(begin)

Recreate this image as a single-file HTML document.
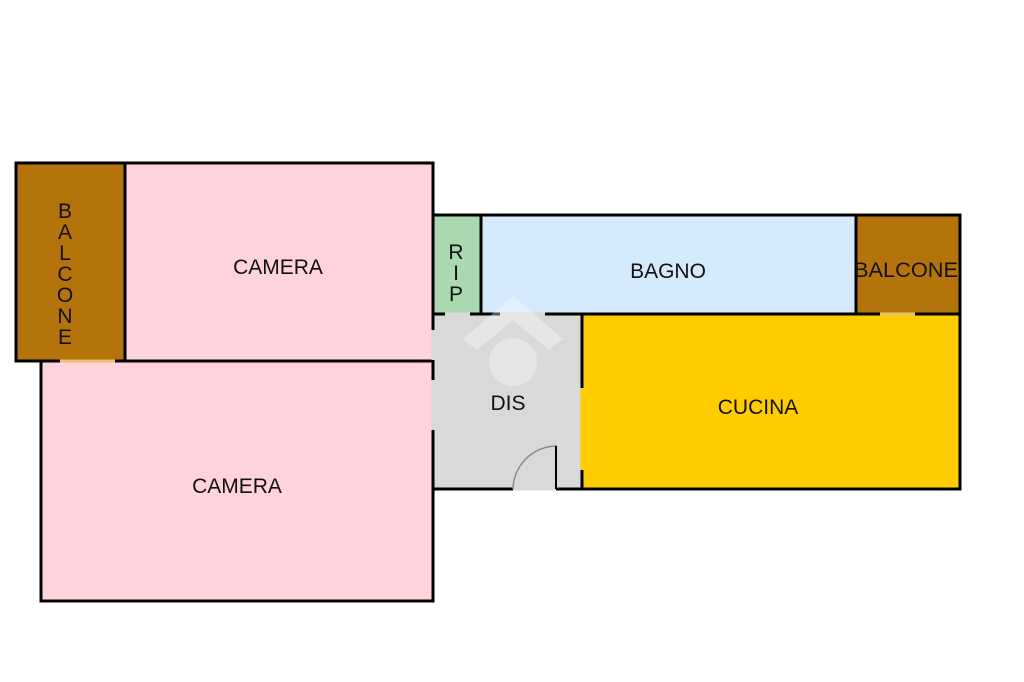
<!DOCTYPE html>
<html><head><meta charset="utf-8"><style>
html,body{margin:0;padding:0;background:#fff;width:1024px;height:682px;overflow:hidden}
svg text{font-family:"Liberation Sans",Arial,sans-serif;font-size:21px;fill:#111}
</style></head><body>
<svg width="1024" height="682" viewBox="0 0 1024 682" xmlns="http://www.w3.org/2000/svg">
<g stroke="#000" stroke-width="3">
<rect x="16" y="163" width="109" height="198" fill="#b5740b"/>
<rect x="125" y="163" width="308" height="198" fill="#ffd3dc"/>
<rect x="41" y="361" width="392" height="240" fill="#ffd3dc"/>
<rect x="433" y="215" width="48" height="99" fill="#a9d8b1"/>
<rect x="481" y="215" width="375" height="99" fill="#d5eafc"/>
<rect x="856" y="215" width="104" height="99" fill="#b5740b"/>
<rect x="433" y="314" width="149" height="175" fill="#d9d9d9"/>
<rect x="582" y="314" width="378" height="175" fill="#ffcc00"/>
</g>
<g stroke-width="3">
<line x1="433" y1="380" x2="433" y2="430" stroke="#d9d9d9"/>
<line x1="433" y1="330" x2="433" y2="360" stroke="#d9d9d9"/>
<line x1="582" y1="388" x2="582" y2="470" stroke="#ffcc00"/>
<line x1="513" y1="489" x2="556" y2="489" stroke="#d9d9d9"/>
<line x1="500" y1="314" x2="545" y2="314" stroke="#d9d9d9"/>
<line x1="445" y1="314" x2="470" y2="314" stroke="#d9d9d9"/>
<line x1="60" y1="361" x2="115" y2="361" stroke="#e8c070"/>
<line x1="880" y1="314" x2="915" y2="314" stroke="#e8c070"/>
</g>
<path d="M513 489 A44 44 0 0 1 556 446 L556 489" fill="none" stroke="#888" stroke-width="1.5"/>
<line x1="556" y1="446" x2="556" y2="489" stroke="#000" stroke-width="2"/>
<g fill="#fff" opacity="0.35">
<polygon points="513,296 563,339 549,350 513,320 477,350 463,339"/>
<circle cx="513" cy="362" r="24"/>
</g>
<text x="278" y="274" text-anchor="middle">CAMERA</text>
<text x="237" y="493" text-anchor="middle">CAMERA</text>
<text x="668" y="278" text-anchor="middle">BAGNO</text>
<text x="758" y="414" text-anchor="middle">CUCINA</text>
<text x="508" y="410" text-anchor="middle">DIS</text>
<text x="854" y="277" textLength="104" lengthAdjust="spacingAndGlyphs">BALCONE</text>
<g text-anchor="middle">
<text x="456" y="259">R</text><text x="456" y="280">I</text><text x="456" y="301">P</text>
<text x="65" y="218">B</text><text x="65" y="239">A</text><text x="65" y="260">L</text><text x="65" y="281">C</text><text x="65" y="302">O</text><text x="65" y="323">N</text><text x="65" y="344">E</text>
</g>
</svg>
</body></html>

(end)

§ Short problem
Without the pictures, print the whole listing exactly as given.

§ Full output
Recreate this image as a single-file HTML document.
<!DOCTYPE html>
<html><head><meta charset="utf-8"><style>
html,body{margin:0;padding:0;background:#fff;width:1024px;height:682px;overflow:hidden}
svg text{font-family:"Liberation Sans",Arial,sans-serif;font-size:21px;fill:#111}
</style></head><body>
<svg width="1024" height="682" viewBox="0 0 1024 682" xmlns="http://www.w3.org/2000/svg">
<g stroke="#000" stroke-width="3">
<rect x="16" y="163" width="109" height="198" fill="#b5740b"/>
<rect x="125" y="163" width="308" height="198" fill="#ffd3dc"/>
<rect x="41" y="361" width="392" height="240" fill="#ffd3dc"/>
<rect x="433" y="215" width="48" height="99" fill="#a9d8b1"/>
<rect x="481" y="215" width="375" height="99" fill="#d5eafc"/>
<rect x="856" y="215" width="104" height="99" fill="#b5740b"/>
<rect x="433" y="314" width="149" height="175" fill="#d9d9d9"/>
<rect x="582" y="314" width="378" height="175" fill="#ffcc00"/>
</g>
<g stroke-width="3">
<line x1="433" y1="380" x2="433" y2="430" stroke="#d9d9d9"/>
<line x1="433" y1="330" x2="433" y2="360" stroke="#d9d9d9"/>
<line x1="582" y1="388" x2="582" y2="470" stroke="#ffcc00"/>
<line x1="513" y1="489" x2="556" y2="489" stroke="#d9d9d9"/>
<line x1="500" y1="314" x2="545" y2="314" stroke="#d9d9d9"/>
<line x1="445" y1="314" x2="470" y2="314" stroke="#d9d9d9"/>
<line x1="60" y1="361" x2="115" y2="361" stroke="#e8c070"/>
<line x1="880" y1="314" x2="915" y2="314" stroke="#e8c070"/>
</g>
<path d="M513 489 A44 44 0 0 1 556 446 L556 489" fill="none" stroke="#888" stroke-width="1.5"/>
<line x1="556" y1="446" x2="556" y2="489" stroke="#000" stroke-width="2"/>
<g fill="#fff" opacity="0.35">
<polygon points="513,296 563,339 549,350 513,320 477,350 463,339"/>
<circle cx="513" cy="362" r="24"/>
</g>
<text x="278" y="274" text-anchor="middle">CAMERA</text>
<text x="237" y="493" text-anchor="middle">CAMERA</text>
<text x="668" y="278" text-anchor="middle">BAGNO</text>
<text x="758" y="414" text-anchor="middle">CUCINA</text>
<text x="508" y="410" text-anchor="middle">DIS</text>
<text x="854" y="277" textLength="104" lengthAdjust="spacingAndGlyphs">BALCONE</text>
<g text-anchor="middle">
<text x="456" y="259">R</text><text x="456" y="280">I</text><text x="456" y="301">P</text>
<text x="65" y="218">B</text><text x="65" y="239">A</text><text x="65" y="260">L</text><text x="65" y="281">C</text><text x="65" y="302">O</text><text x="65" y="323">N</text><text x="65" y="344">E</text>
</g>
</svg>
</body></html>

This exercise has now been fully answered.